In regards to the Bond theme to The Living Daylights I found that my friend Fidel Gomez, Jr. (who may or may not be dead) did not think I was fair in mocking it as much as I did (always using a staccato delivery to the chorus).  Having heard it repeatedly (both in the film and via a soundtrack) I think the dislike towards it might be due more to the fact that the song comes from Norwegian megagroup a-Ha than the actual song itself.  a-Ha is supposed to be uncool, and I can't say that they are a great musical group but the actual performers in a Bond song don't dictate whether the song itself is good or bad.  The Living Daylights is a good song (though I confess to sometimes not understand the words) and John Barry managed to work it into the score so well that it turns the melody into one of action. 

I will also say that the two songs in The Living Daylights written and performed by The Pretenders (Where Has Everyone Gone and If There Was A Man) were also quite good, with the latter possibly being a good candidate for the Bond title theme if they had opted to go for a more romantic route than the action theme they ultimately chose.

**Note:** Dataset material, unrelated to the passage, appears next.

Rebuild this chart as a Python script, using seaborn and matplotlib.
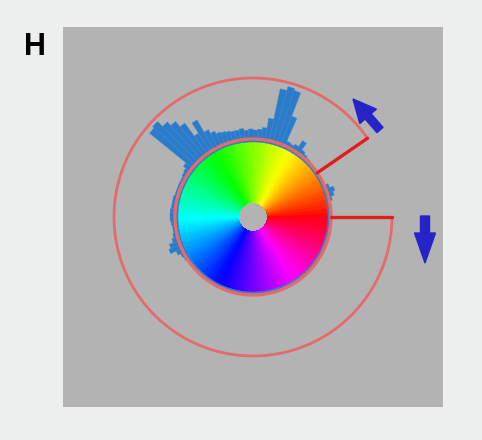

On the whole, I found The Living Daylights entertaining if at times a bit thin in characters.  It has great moments of action even if at times the story feels (if not actually is) a bit meandering.  The Living Daylights is a good effort to turn the James Bond franchise into something more realistic, to make Bond himself less a suave ladies' man with a ready comeback and more a man of action.  It is a good start, and I think it was a good film that did let daylight in upon the magic.